Posted: August 5, 2021 in Uncategorized

In the Earth, Ben Wheatley’s latest foray into folk horror is a film that is brim-full of ideas, thematically and visually. But I remain unconvininced that it does, in the end, succeed in its project.

There are plenty of good things here. The performances are excellent across the board, in what is essentially a four-hander. Scientist Joel Fry and park ranger Ellora Torchia head off into the woods to find head researcher Hayley Squires, and soon run afoul of mad hermit Reece Shearsmith. A gruelling captivity scene gives way to apparent sanctuary with Squires, but she turns out to be quite mad in her own way too (as Squires’ stare becomes more and more alarming, she appears to be channelling Barbara Steele).

This all has to do with some sort of consciousness in the woods, and the attempts to communicate with it inevitably involve propitiation.
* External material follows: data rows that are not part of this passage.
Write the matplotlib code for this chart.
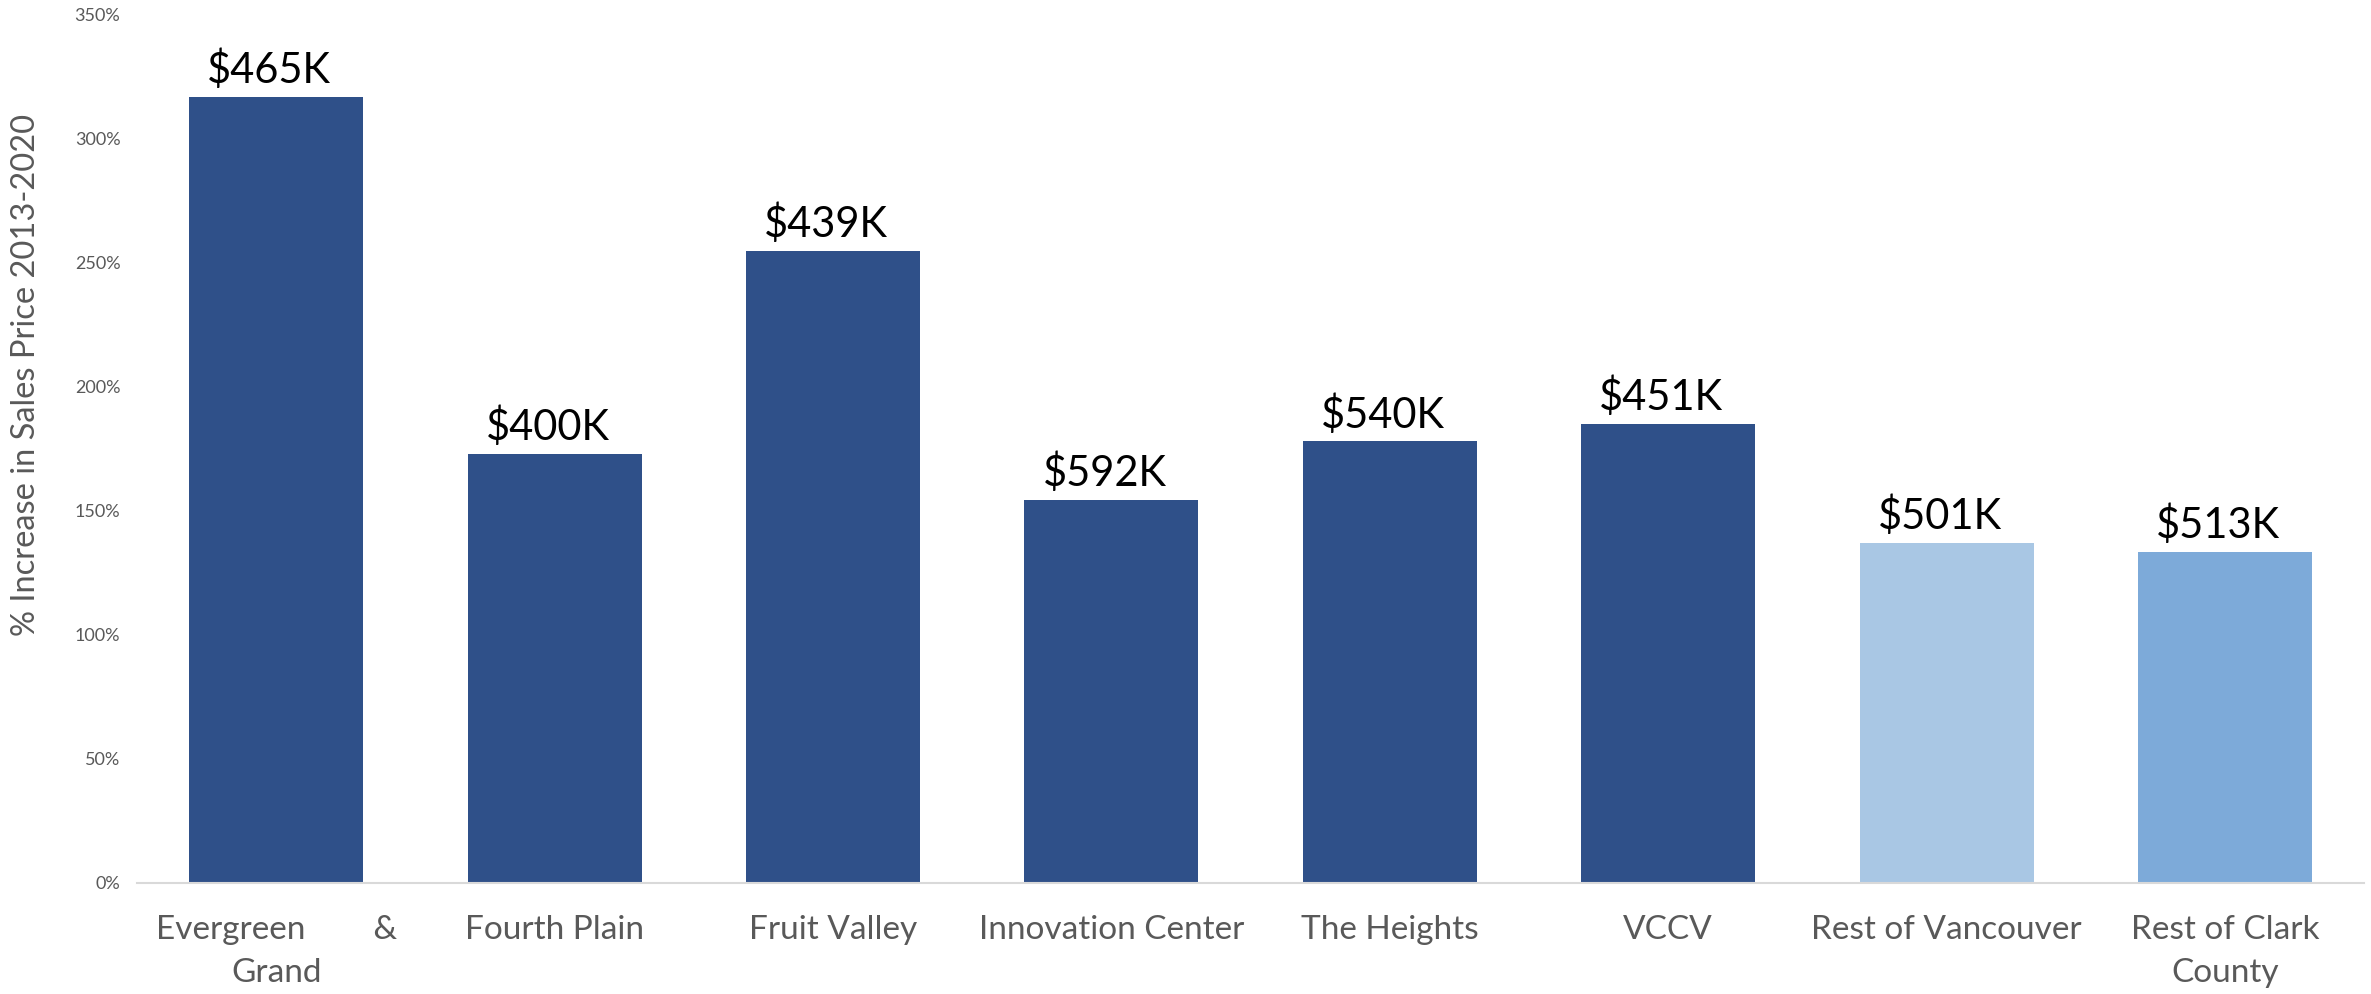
import matplotlib
matplotlib.use("Agg")
import matplotlib.pyplot as plt
from matplotlib.ticker import FuncFormatter

plt.rcParams['font.family'] = ['Lato', 'DejaVu Sans']

# data
areas = ["Evergreen        &\nGrand", "Fourth Plain", "Fruit Valley", "Innovation Center",
         "The Heights", "VCCV", "Rest of Vancouver", "Rest of Clark\nCounty"]
pct_increase = [3.17, 1.73, 2.55, 1.545, 1.78, 1.85, 1.37, 1.335]
median_price = ["$465K", "$400K", "$439K", "$592K", "$540K", "$451K", "$501K", "$513K"]
bar_colors = ["#2F5089"] * 6 + ["#A9C7E4", "#7DAAD9"]

fig = plt.figure(figsize=(23.71, 9.94), dpi=100)
ax = fig.add_axes([0.0578, 0.1117, 0.9393, 0.8733])

x = list(range(len(areas)))
bars = ax.bar(x, pct_increase, width=0.625, color=bar_colors, zorder=2)

for b, lab in zip(bars, median_price):
    ax.annotate(lab, (b.get_x() + b.get_width() / 2, b.get_height()),
                xytext=(-5, 5), textcoords="offset points",
                ha="center", va="bottom", fontsize=30, color="black")

ax.set_xlim(-0.5, len(areas) - 0.5)
ax.set_ylim(0, 3.5)
ax.set_yticks([i * 0.5 for i in range(8)])
ax.yaxis.set_major_formatter(FuncFormatter(lambda v, p: f"{v * 100:.0f}%"))
ax.set_xticks(x)
ax.set_xticklabels(areas, fontsize=24, color="#595959", linespacing=1.55)
ax.tick_params(axis="y", labelsize=13, colors="#595959", length=0, pad=12)
ax.tick_params(axis="x", length=0, pad=23)

ax.set_ylabel("% Increase in Sales Price 2013-2020", fontsize=23.5, color="#595959")
ax.yaxis.set_label_coords(-0.043, 0.585)

for s in ["top", "right", "left"]:
    ax.spines[s].set_visible(False)
ax.spines["bottom"].set_color("#D9D9D9")
ax.spines["bottom"].set_linewidth(1.5)

fig.savefig("out.png", dpi=100)
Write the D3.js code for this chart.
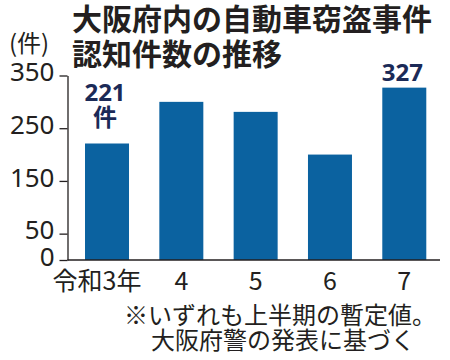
<!DOCTYPE html>
<html><head><meta charset="utf-8">
<script src="https://cdn.jsdelivr.net/npm/d3@7"></script>
<style>
html,body{margin:0;padding:0;background:#fff;}
svg{display:block;}
</style></head>
<body>
<script>
const categories = ["令和3年", "4", "5", "6", "7"];
const values = [221, 300, 281, 200, 327];
const yTicks = [0, 50, 150, 250, 350];
const titleLines = ["大阪府内の自動車窃盗事件", "認知件数の推移"];
const unitLabel = "(件)";
const noteLines = ["※いずれも上半期の暫定値。", "大阪府警の発表に基づく"];
const labelled = [{i: 0, lines: ["221", "件"]}, {i: 4, lines: ["327"]}];

const W = 450, H = 360;
const font = "'Noto Sans CJK JP', 'Noto Sans', sans-serif";
const numFont = "'Noto Sans', 'Noto Sans CJK JP', sans-serif";
const svg = d3.select("body").append("svg").attr("width", W).attr("height", H)
  .style("font-family", font);

const x = d3.scaleBand().domain(categories).range([69.85, 441.45])
  .paddingInner(0.408).paddingOuter(0.204);
const y = d3.scaleLinear().domain([0, 350]).range([260, 75.5]);

// title
svg.append("g").selectAll("text").data(titleLines).join("text")
  .attr("x", 72).attr("y", (d, i) => 30 + i * 35)
  .attr("font-size", 30).attr("font-weight", 700).attr("fill", "#231f20")
  .text(d => d);

svg.append("text").attr("x", 9).attr("y", 52).attr("font-size", 24)
  .attr("fill", "#231f20").text(unitLabel);

// bars
svg.append("g").selectAll("rect").data(values).join("rect")
  .attr("x", (d, i) => x(categories[i]))
  .attr("width", x.bandwidth())
  .attr("y", d => y(d))
  .attr("height", d => y(0) - y(d))
  .attr("fill", "#0b62a0");

// y axis
const yAxis = svg.append("g").attr("transform", "translate(67.5,0)")
  .call(d3.axisLeft(y).tickValues(yTicks).tickSize(8).tickPadding(5).tickSizeOuter(0));
yAxis.select(".domain").attr("stroke", "#231f20").attr("stroke-width", 1.3);
yAxis.selectAll(".tick line").attr("stroke", "#231f20").attr("stroke-width", 1.3);
yAxis.selectAll(".tick text").attr("font-size", 26).attr("font-family", numFont)
  .attr("fill", "#231f20").attr("dy", "0.2em");

// x axis
const xAxis = svg.append("g").attr("transform", "translate(0,260)")
  .call(d3.axisBottom(x).tickSize(0).tickPadding(12).tickSizeOuter(0));
xAxis.select(".domain").attr("stroke", "#231f20").attr("stroke-width", 1.3)
  .attr("d", "M67.5,0H440");
xAxis.selectAll(".tick text").attr("font-size", 25).attr("font-family", font)
  .attr("fill", "#231f20")
  .attr("dx", (d, i) => i === 0 ? -10 : 0);

// value labels
labelled.forEach(l => {
  const cx = x(categories[l.i]) + x.bandwidth() / 2;
  const top = y(values[l.i]);
  const n = l.lines.length;
  const lastBase = n > 1 ? top - 18 : top - 7;
  l.lines.forEach((t, j) => {
    svg.append("text").attr("x", cx - 2)
      .attr("y", lastBase - (n - 1 - j) * 25)
      .attr("text-anchor", "middle").attr("font-size", 24).attr("font-weight", 700)
      .attr("font-family", /^\d+$/.test(t) ? numFont : font)
      .attr("fill", "#1b2a57").text(t);
  });
});

// notes
svg.append("g").selectAll("text").data(noteLines).join("text")
  .attr("x", (d, i) => i === 0 ? 124 : 151)
  .attr("y", (d, i) => 324 + i * 25)
  .attr("font-size", 24).attr("fill", "#231f20")
  .text(d => d);
</script>
</body></html>
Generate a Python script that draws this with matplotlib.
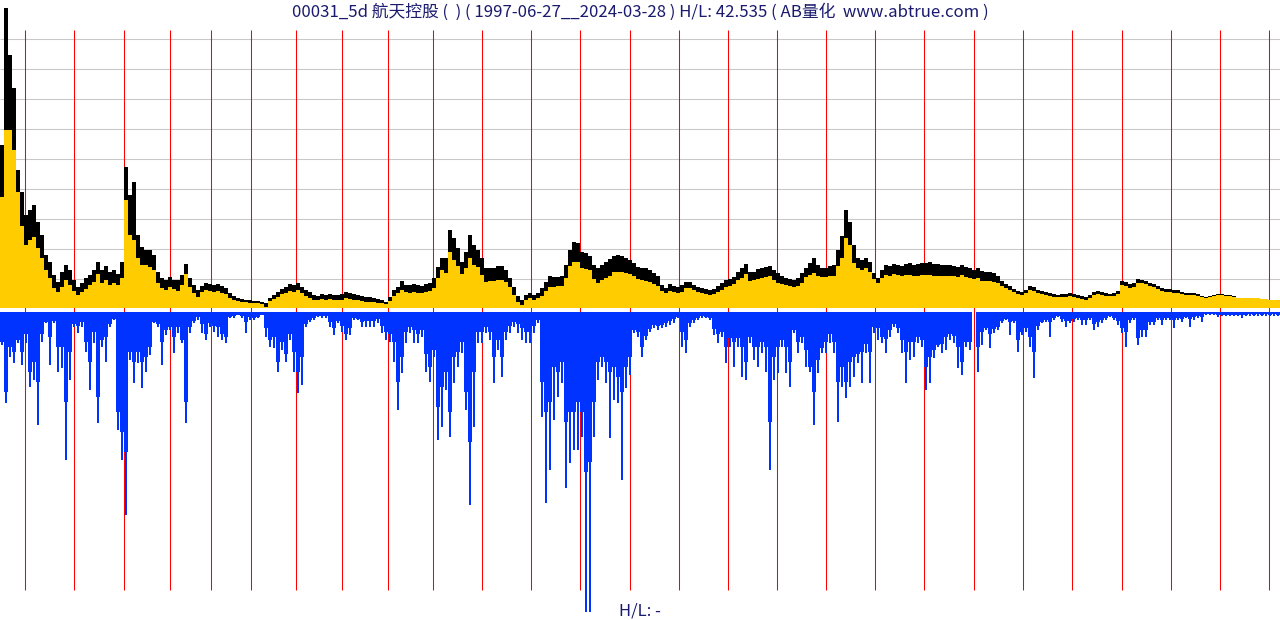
import matplotlib
matplotlib.use('Agg')
import matplotlib.pyplot as plt
import numpy as np

plt.rcParams['font.family'] = ['Noto Sans CJK SC', 'DejaVu Sans']

TITLE = "00031_5d 航天控股 (  ) ( 1997-06-27__2024-03-28 ) H/L: 42.535 ( AB量化  www.abtrue.com )"
FOOTER = "H/L: -"

# x axis = weekly bar sequence, scaled to 0..1280; first bar of each year 1998..2024
year_start_pos = [24, 73, 123, 169, 210, 250, 295, 341, 387, 432, 481, 530, 579, 629,
                  678, 727, 776, 825, 874, 923, 973, 1022, 1071, 1121, 1170, 1219, 1268]

# price band (relative units, panel height = 300), one value per 4-px group of bars
high = [163,300,253,220,138,116,93,98,103,86,
        73,53,46,33,26,36,43,38,28,21,
        25,30,33,38,46,38,42,36,38,34,
        46,141,113,126,73,61,58,58,53,36,
        30,28,31,28,28,33,44,30,23,18,
        22,25,24,23,24,22,20,15,12,10,
        9,8,8,7,7,6,5,10,13,16,
        19,21,24,23,25,21,18,16,13,12,
        14,13,14,13,13,14,16,15,14,13,
        12,11,11,10,9,8,6,11,18,21,
        27,23,23,24,23,22,24,25,30,41,
        50,50,78,70,60,46,56,73,63,58,
        50,40,40,40,42,42,38,30,21,12,
        8,13,15,13,15,20,26,32,31,31,
        32,43,58,66,65,56,55,52,43,40,
        43,46,49,52,53,52,50,48,45,41,
        40,40,38,35,32,23,20,24,22,21,
        23,26,26,23,21,20,19,18,19,22,
        25,28,29,31,36,40,44,36,36,39,
        40,41,42,38,35,32,30,29,28,30,
        35,40,45,50,43,40,40,42,43,58,
        72,98,86,63,50,48,50,46,35,30,
        38,43,42,44,43,42,44,45,43,44,
        45,45,46,44,44,43,43,43,42,41,
        43,41,40,38,40,37,36,36,35,32,
        27,24,22,19,17,16,18,22,21,18,
        17,16,15,14,13,14,14,15,14,13,
        12,11,13,16,17,16,15,14,15,17,
        27,26,24,25,29,28,27,25,24,22,
        20,19,19,18,18,16,15,15,15,14,
        12,11,12,13,14,14,13,13,12,10.5,
        10,10,10,10,10,9,9,8,8,8]

low = [111,178,178,158,116,82,63,68,71,60,
       50,38,30,20,16,21,28,23,17,13,
       16,19,23,26,34,25,28,23,25,23,
       30,108,73,68,50,43,43,41,38,25,
       20,18,21,19,17,23,34,21,15,11,
       16,18,17,16,17,15,14,10,8,7,
       6,6,5,5,5,4,1,7,9,11,
       14,15,17,16,18,15,12,10,8,8,
       9,8,9,8,8,8,10,9,8,8,
       7,6,6,6,5,5,4,7,12,15,
       18,16,15,16,15,15,16,17,20,30,
       38,35,56,48,42,34,40,50,43,41,
       33,26,27,27,28,28,26,21,13,6,
       3,8,10,8,10,12,17,21,21,22,
       22,30,42,46,46,40,39,38,29,25,
       28,30,32,36,36,36,35,34,32,29,
       28,27,26,24,22,17,15,17,16,15,
       16,20,20,18,16,15,14,13,14,16,
       18,21,22,24,28,30,34,27,28,29,
       30,31,32,28,25,24,23,22,21,22,
       25,31,33,35,32,31,31,32,32,42,
       50,70,63,45,40,38,40,36,29,25,
       30,33,32,34,33,32,33,33,32,32,
       33,33,33,32,32,32,32,32,32,31,
       33,31,30,29,30,27,27,27,26,25,
       22,20,18,16,14,13,15,18,17,15,
       14,13,12,11,11,11,11,12,11,10,
       9,8,10,13,14,13,12,12,12,14,
       23,22,20,21,25,25,24,22,21,19,
       17,16,16,15,15,14,13,13,13,12,
       11,10,11,12,13,13,12,12,11,10.5,
       10,10,10,10,10,9,9,8,8,8]

# typical volume per group (relative units, panel height = 300)
volume = [30,80,35,40,28,40,22,60,50,70,
          22,10,25,9,35,35,90,40,12,14,
          10,30,50,20,85,28,25,12,7,100,
          120,140,40,50,40,50,45,35,10,12,
          30,18,15,25,15,28,90,15,9,5,
          12,22,11,14,15,22,25,5,4,3,
          4,10,5,6,5,3,16,28,25,50,
          30,42,22,40,60,45,12,8,6,4,
          4,4,10,16,9,14,22,16,6,7,
          10,9,9,9,7,14,20,22,30,70,
          45,20,15,18,22,18,42,55,38,95,
          75,60,100,45,40,30,80,130,60,20,
          20,15,20,45,28,45,20,14,10,12,
          16,20,20,14,8,70,100,90,55,60,
          50,110,100,100,90,100,160,150,90,50,
          45,50,60,55,65,80,55,45,18,20,
          35,24,17,13,14,13,11,9,7,5,
          20,28,11,8,6,4,5,6,17,22,
          20,35,26,30,26,35,50,25,35,35,
          30,35,110,45,35,28,35,50,18,30,
          25,38,55,80,48,36,30,22,30,70,
          55,70,50,45,42,40,32,40,15,16,
          25,27,18,12,16,28,40,30,30,25,
          28,55,45,38,33,32,25,22,24,35,
          50,30,30,0,35,20,16,22,17,15,
          9,7,10,9,28,20,16,25,40,14,
          10,8,10,6,4,7,9,9,7,6,
          8,8,6,12,10,8,6,4,6,9,
          16,20,8,6,26,18,18,10,10,6,
          8,6,6,8,6,7,5,7,5,4,
          5,2,2,2,3,3,3,3,3,3,
          3,3,2,3,2,3,2,3,2,3]

# peak (largest single bar) volume in each group
volume_peak = [33,91,45,51,31,53,31,75,68,113,
               30,11,53,11,60,56,148,68,15,21,
               15,40,78,31,111,35,50,15,8,118,
               148,203,48,71,51,76,60,43,11,15,
               53,23,18,41,21,31,111,21,11,8,
               21,28,15,20,25,28,31,6,6,3,
               6,21,8,8,6,3,25,35,36,60,
               38,50,28,60,81,73,15,10,8,5,
               6,6,15,23,11,20,28,23,8,8,
               15,15,15,15,11,21,28,30,50,98,
               61,31,21,31,31,25,60,70,45,128,
               115,78,125,71,55,41,98,193,115,31,
               31,21,28,71,38,65,28,21,15,21,
               28,31,31,21,11,105,191,158,108,85,
               71,176,151,138,138,125,300,300,125,68,
               55,71,126,88,91,168,76,63,21,25,
               45,28,20,16,18,16,15,13,11,6,
               35,41,15,11,8,6,6,8,23,31,
               25,51,35,55,35,65,68,31,48,55,
               41,60,158,68,61,35,61,75,21,41,
               31,55,60,113,61,41,41,31,41,110,
               75,86,75,65,51,71,41,71,21,28,
               31,41,25,15,21,41,71,48,45,31,
               35,78,71,46,35,41,38,28,31,56,
               63,35,38,0,60,33,18,36,21,18,
               11,8,23,11,40,23,20,35,66,18,
               11,10,25,8,5,10,15,11,10,8,
               13,13,8,18,15,11,8,5,8,13,
               21,35,11,8,33,25,25,13,13,8,
               13,8,8,16,8,10,6,15,8,6,
               10,3,3,3,5,4,4,4,4,4,
               6,4,4,4,4,4,4,4,4,4]

W, H = 1280, 620
fig = plt.figure(figsize=(W / 100, H / 100), dpi=100)
fig.patch.set_facecolor('white')


def rect(top, bottom):
    return [0, (H - bottom) / H, 1, (bottom - top) / H]


n = len(high)
span = 1280.0
bw = span / n
xs = (np.arange(n) + 0.5) * bw

# background: grid and year lines
bg = fig.add_axes([0, 0, 1, 1], zorder=0)
bg.set_xlim(0, span)
bg.set_ylim(H, 0)
bg.axis('off')
for gy in range(38, 279, 30):
    bg.plot([0, span], [gy + 0.5, gy + 0.5], color='#c8c8c8', lw=0.75, solid_capstyle='butt')
for xp in year_start_pos:
    bg.plot([xp + 0.5, xp + 0.5], [30, 590], color='#ff0000', lw=0.75, solid_capstyle='butt')

# price panel
ax = fig.add_axes(rect(8, 308), zorder=1)
ax.patch.set_alpha(0)
hi = np.array(high, dtype=float)
lo = np.array(low, dtype=float)
ax.bar(xs, lo, width=bw, color='#ffcc00', linewidth=0)
ax.bar(xs, hi - lo, bottom=lo, width=bw, color='#000000', linewidth=0)
ax.set_xlim(0, span)
ax.set_ylim(0, 300)
ax.axis('off')

# volume panel
av = fig.add_axes(rect(312, 612), zorder=1)
av.patch.set_alpha(0)
av.bar(xs, volume, width=bw, color='#0033ff', linewidth=0)
av.bar(xs, volume_peak, width=bw * 0.3, color='#0033ff', linewidth=0)
av.set_xlim(0, span)
av.set_ylim(300, 0)
av.axis('off')

fig.text(0.5, 1 - 12.5 / H, TITLE, ha='center', va='center', fontsize=12.1, color='#1a1a6e')
fig.text(0.5, 1 - 611 / H, FOOTER, ha='center', va='center', fontsize=12, color='#1a1a6e')

fig.savefig('out.png', dpi=100, facecolor='white')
They also involve a lot of eletronica and strobing lights, as deployed by Squires through lights and loudspeakers, and by Wheatley with additional digital psychedelia, which is pretty much in the direct lineage of the psychedelia deployed by low-budget films from the late-60s on who wanted to ape 2001: A Space Odyssey’s climax. And this, for me, is where the film has its biggest stumble. The endless strobing induces migraines, not wonder (and if you’re at all photosensitive, I’d avoid this movie). The sense of mystery and awe that Wheatley seems to be aiming for would, I think, be conjured better through suggestion and performances (his leads are all up to the task) rather than the digital noodling that made me irritated with the filmmaking rather than curious about the theme.

As well, the pandemic context of the film is an interesting set-up, but then doesn’t really go anywhere.

All the same, I’m glad I saw it. If it does fail in the end, it fails in an interesting way.